9.23.2014

Healthified Apple Crisp

Two dessert recipes in a week, wow aren't you lucky! My grandma has an apple tree in her front yard. It is some variety of a golden delicious apple and is honestly the most amazing apple I have ever eaten in my life. I look forward to that first cold evening in September that turns the starches in the apple into sugar and makes them incredible tasting! It is such a funny tree though, they have never sprayed it for worms, the apples are never thinned, so the tree is completely loaded with huge apples and hardly a worm hole in any of them. For as long as I can remember grandma would give us empty buckets and we would go and pick up all of the apples that had fallen on the ground. She would cut off any worm holes or bad spots and make us apple crisp and it hot out of the oven with a scoop of vanilla ice cream is so good. Sadly apple crisp is usually loaded with butter and sugar and isn't the most healthy thing to be eating. But luckily there are some good alternatives!

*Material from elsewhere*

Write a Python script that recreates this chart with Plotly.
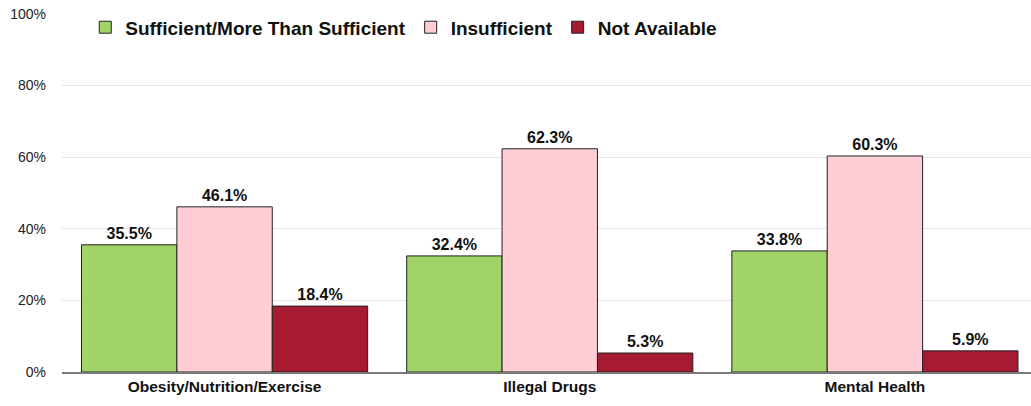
import plotly.graph_objects as go

categories = ["Obesity/Nutrition/Exercise", "Illegal Drugs", "Mental Health"]
sufficient = [35.5, 32.4, 33.8]
insufficient = [46.1, 62.3, 60.3]
not_available = [18.4, 5.3, 5.9]
series_names = ["Sufficient/More Than Sufficient", "Insufficient", "Not Available"]
colors = ["#A0D468", "#FFCDD6", "#A61A32"]
y_ticks = [0, 20, 40, 60, 80, 100]

FONT = "Arial, Liberation Sans"

fig = go.Figure()
for name, vals, col in zip(series_names, [sufficient, insufficient, not_available], colors):
    fig.add_trace(go.Bar(
        x=categories, y=vals, name=f"<b>{name}</b>",
        marker=dict(color=col, line=dict(color="#222222", width=1)),
        text=[f"{v:.1f}%" for v in vals], textposition="outside",
        texttemplate="<b>%{text}</b>",
        textfont=dict(family=FONT, size=16, color="#111111"),
        cliponaxis=False,
    ))

fig.update_layout(
    width=1031, height=406,
    margin=dict(l=62, r=0, t=13, b=34),
    plot_bgcolor="white", paper_bgcolor="white",
    barmode="group", bargap=0.12, bargroupgap=0,
    font=dict(family=FONT, color="#222222"),
    legend=dict(orientation="h", x=0.024, y=0.96, xanchor="left", yanchor="middle",
                font=dict(size=19, color="#111111", family=FONT),
                bgcolor="rgba(0,0,0,0)", traceorder="normal"),
    showlegend=True,
)
fig.update_xaxes(range=[-0.5, 2.48], showline=True, linecolor="#7a7a7a", linewidth=1.5,
                 tickvals=categories, ticktext=[f"<b>{c}</b>" for c in categories],
                 tickfont=dict(size=15.5, color="#111111", family=FONT),
                 ticks="", showgrid=False, automargin=False)
fig.update_yaxes(range=[0, 100.2], tickvals=y_ticks, ticktext=[f"{t}%" for t in y_ticks],
                 showgrid=True, gridcolor="#E6E6E6", gridwidth=1, zeroline=False,
                 tickfont=dict(size=14, color="#222222", family=FONT), ticks="",
                 ticklabelstandoff=15, automargin=False)

fig.write_html("out.html", config={"displayModeBar": False},
               post_script="document.body.style.margin='0';")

Try this out and I think you won't even miss that extra butter and sugar!

Healthified Apple Crisp
Prep Time: 15 minutes
Total Time: 50 minutes
Servings: 8

6 cups sliced unpeeled cooking apples (6 medium)
1/4 cup frozen apple juice concentrate, thawed
1/2 teaspoon ground cinnamon
3/4 cup old-fashioned or quick-cooking oats
1/4 cup whole wheat flour
1/3 cup packed brown sugar
1/4 cup butter or no-trans-fat 68% vegetable oil spread stick, softened
1/2 teaspoon ground cinnamon
1/4 teaspoon ground ginger
Reduced-fat vanilla ice cream, if desired 
 
  • Heat oven to 375°F. Spray 8-inch square (2-quart) glass baking dish with cooking spray. In medium bowl, mix apples, apple juice concentrate and 1/2 teaspoon cinnamon until well mixed. Spread in baking dish.
  • In same medium bowl, mix remaining ingredients until crumbly. Sprinkle over apples.
  • Bake uncovered 25 to 35 minutes or until apples are tender and topping is golden brown. Serve with ice cream.
For variety, stir 2 to 4 tablespoons ground flaxseed into the topping mixture before sprinkling over apples.

Good apples for apple crisp are the same as those that are good in apple pie, such as Braeburn, Jonathan, McIntosh or Northern Spy.